I want to say that there are lots of online judges these days, but no one can still match the editorials of Topcoder :(

Here's a seemingly unrelated problem:

I have a stack and I want to support three operations:

1. add a number onto the top of the stack
2. remove a number from the top of the stack
3. query the gcd of all numbers currently on the stack (or 0 if no numbers are on the stack).

I'll leave this problem as an exercise.

Now, I hope you're familiar with the idea of simulating a queue with two stacks (if not see here). Hopefully, that should give you an idea of how to complete the solution for this problem.

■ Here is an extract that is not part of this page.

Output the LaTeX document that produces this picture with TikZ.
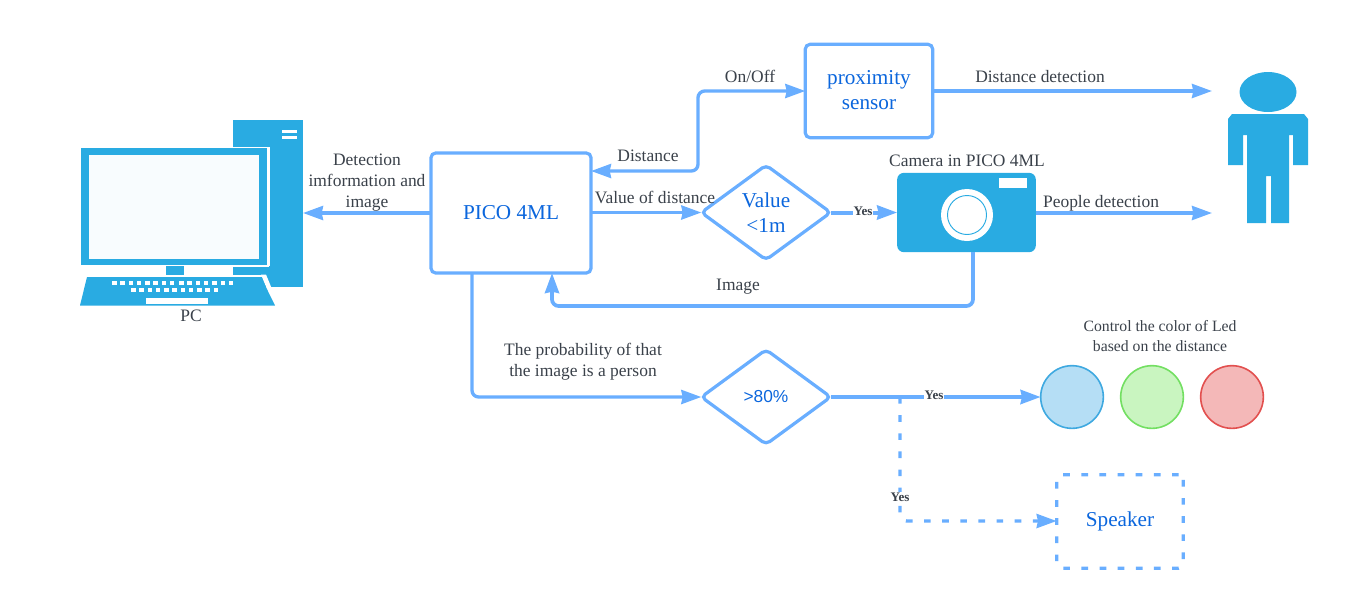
\documentclass[tikz,border=0pt]{standalone}
\usepackage{fontspec}
\setmainfont{Liberation Serif}
\setsansfont{Liberation Sans}
\usetikzlibrary{arrows.meta,shapes.geometric}
\definecolor{icon}{HTML}{29ABE2}
\definecolor{wire}{HTML}{69AEFF}
\definecolor{ink}{HTML}{3A414A}
\definecolor{bluetxt}{HTML}{0B66DD}
\definecolor{screen}{HTML}{F8FCFE}
\definecolor{lampgreen}{HTML}{73DF62}
\definecolor{lampgreenf}{HTML}{C9F5C0}
\definecolor{lampred}{HTML}{E2504F}
\definecolor{lampredf}{HTML}{F4B8B8}
\definecolor{lampblue}{HTML}{3FA9E0}
\definecolor{lampbluef}{HTML}{B5DEF5}
\tikzset{
  wirebox/.style={draw=wire,line width=2.4pt,outer sep=0pt,rounded corners=3.5pt,fill=white,text=bluetxt,font=\fontsize{15.9}{18.5}\selectfont,align=center,inner sep=0pt},
  decision/.style={wirebox,shape=diamond,minimum width=97pt,minimum height=71pt,aspect=1.38,rounded corners=3.5pt},
  flow/.style={draw=wire,line width=2.5pt,rounded corners=5pt,-{Stealth[length=15pt,width=10.5pt,inset=1pt]}},
  heavy/.style={flow,line width=3pt},
  lbl/.style={text=ink,font=\fontsize{13.1}{15.8}\selectfont,align=center,inner sep=0pt},
  small/.style={lbl,font=\fontsize{11.8}{14.3}\selectfont},
  yeslbl/.style={text=ink,font=\fontsize{9.8}{11}\selectfont\bfseries,fill=white,inner sep=0.2pt},
  iconfill/.style={fill=icon,draw=none,outer sep=0pt},
  lamp/.style={circle,minimum size=47pt,inner sep=0pt,line width=1.2pt,outer sep=0pt}
}
\begin{document}
\begin{tikzpicture}[x=0.75pt,y=-0.75pt]
\useasboundingbox (0,0) rectangle (1356,612);
% PC icon
\fill[icon] (233,120) rectangle (303,287);
\fill[white] (282,130) rectangle (297,133);
\fill[white] (282,135.5) rectangle (297,138.5);
\fill[white] (233,147) rectangle (269.5,150);
\fill[white] (266.5,147) rectangle (269.5,266);
\fill[white] (233,265) rectangle (269,266.5);
\fill[icon] (81,148) rectangle (266.5,265);
\fill[screen] (89,155) rectangle (259,259);
\fill[icon] (166,266) rectangle (184,275);
\fill[white] (184,274.5) rectangle (262,277);
\fill[white] (261,274.5) -- (266,274.5) -- (279,306) -- (274,306) -- cycle;
\fill[icon] (87,277) -- (261,277) -- (275,305.5) -- (80,305.5) -- cycle;
\fill[white] (146,298) rectangle (208,304);
\foreach \k in {0,...,7} \fill[white] ({112+\k*8.25},281) rectangle ({116.5+\k*8.25},285);
\foreach \k in {0,...,6} \fill[white] ({179+\k*8.3},281) rectangle ({183.5+\k*8.3},285);
\foreach \k in {0,...,10} \fill[white] ({131+\k*8.25},288) rectangle ({135.5+\k*8.25},292);
% person icon
\fill[icon] (1268,92) ellipse [x radius=28.5,y radius=20];
\fill[icon] (1228,165) -- (1228,119) -- (1232,114) -- (1304,114) -- (1308,119) -- (1308,165) -- (1293,165) -- (1293,135) -- (1289,135) -- (1289,223) -- (1271,223) -- (1271,176) -- (1266,176) -- (1266,223) -- (1247,223) -- (1247,135) -- (1243,135) -- (1243,165) -- cycle;
% nodes
\node[wirebox,minimum width=120pt,minimum height=90pt] (pico) at (511,213) {PICO 4ML};
\node[wirebox,minimum width=95.5pt,minimum height=70pt] (prox) at (869,91) {\raisebox{1.8pt}{proximity}\\\raisebox{1.8pt}{sensor}};
\node[decision] (val) at (766,212.5) {Value\\<1m};
\node[decision,font=\sffamily\fontsize{13}{15}\selectfont] (prob) at (766,397) {>80\%};
\node[iconfill,shape=rectangle,rounded corners=5pt,minimum width=104pt,minimum height=59.5pt,inner sep=0pt] (cam) at (966.5,212.5) {};
\fill[white] (999,178) rectangle (1027,188);
\fill[white] (967,215) circle [radius=26];
\draw[icon,line width=0.7pt,fill=white] (967,215) circle [radius=19.5];
\node[lamp,draw=lampblue,fill=lampbluef] (ledb) at (1072,397) {};
\node[lamp,draw=lampgreen,fill=lampgreenf] (ledg) at (1152,397) {};
\node[lamp,draw=lampred,fill=lampredf] (ledr) at (1232,397) {};
\node[wirebox,dash pattern=on 5pt off 8.6pt,minimum width=95pt,minimum height=70pt] (spk) at (1120,521.5) {Speaker};
\coordinate (pcend) at (303,213);
\coordinate (humantop) at (1212,91);
\coordinate (humanlow) at (1212,213);
\coordinate (sup) at (698,91);
\coordinate (sdn) at (698,171);
\coordinate (imgR) at (973,306);
\coordinate (imgL) at (552,306);
\coordinate (probC) at (472,397);
\coordinate (tap) at (900,397);
\coordinate (tapD) at (900,521);
% connectors
\draw[flow] (pico.west |- pcend) -- (pcend);
\draw[flow,{Stealth[length=15pt,width=10.5pt,inset=1pt]}-{Stealth[length=15pt,width=10.5pt,inset=1pt]}] (pico.east |- sdn) -- (sdn) -- (sup) -- (prox.west |- sup);
\draw[flow] (prox.east |- humantop) -- (humantop);
\draw[flow] (pico.east |- val) -- (val.west);
\draw[heavy] (val.east) -- (cam.west);
\draw[flow] (cam.east |- humanlow) -- (humanlow);
\draw[flow,line width=2.8pt] (cam.south -| imgR) -- (imgR) -- (imgL) -- (pico.south -| imgL);
\draw[flow] (pico.south -| probC) -- (probC) -- (prob.west);
\draw[heavy] (prob.east) -- (ledb.west);
\draw[flow,dash pattern=on 5pt off 8.6pt] (tap) -- (tapD) -- (spk.west |- tapD);
% labels
\node[lbl] (lpc) at (191,316) {PC};
\node[lbl] (ldet) at (367,183) {Detection\\imformation and\\image};
\node[lbl] (lonoff) at (750,76) {On/Off};
\node[lbl] (ldd) at (1040,76.5) {Distance detection};
\node[lbl] (ldist) at (648,155.5) {Distance};
\node[lbl] (lval) at (655,197.5) {Value of distance};
\node[lbl] (lcam) at (967,161) {Camera in PICO 4ML};
\node[lbl] (lpeople) at (1101,203) {People detection};
\node[lbl] (limg) at (738,286.5) {Image};
\node[lbl] (lprob) at (583,361.5) {The probability of that\\the image is a person};
\node[small] (lctl) at (1160,336) {Control the color of Led\\based on the distance};
\node[yeslbl] (y1) at (863,211) {Yes};
\node[yeslbl] (y2) at (934,395) {Yes};
\node[yeslbl] (y3) at (900,497) {Yes};
\end{tikzpicture}
\end{document}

You can use sparse table rather than segment tree to compute gcd of a range is O(p), which reduces the total complexity to O(n * logn * p) .

you can see my submission : https://www.codechef.com/viewsolution/8828449

Our team used segment trees in the same question with two pointers , particularly known as the sliding window algorithm . Here is the link to the solution .
Feel free to ask if something is not clear

Hi , i am the author of the problem and here is the expected solution

We can perform a binary Search on answer

 while l < r: 
     mid = (l + r) / 2 
     if check(mid): 
         l = mid + 1 
     else: 
         r = mid 

the answer is l — 1

Now we just need to write an efficient check function

Now suppose we want to check if any subarray of size 'X' exists which has GCD >= K , To do this , we divide the array in blocks of size 'X' and calculate the prefix and suffix GCD for each block , this will help us calculating the GCD of any block of size 'X' in O(1) time with O(N) pre processing.

The complexity of this solution is O(N * LOGN * P) where P is time taken for calculating GCD

http://ideone.com/UKdXBa

https://www.codechef.com/viewsolution/99498627

You can solve it using Binary Search and a special type of Queue that allows push() pop() and gcd() in O(1) each, it is implemented using 2 stacks, explanation is present in the submission link.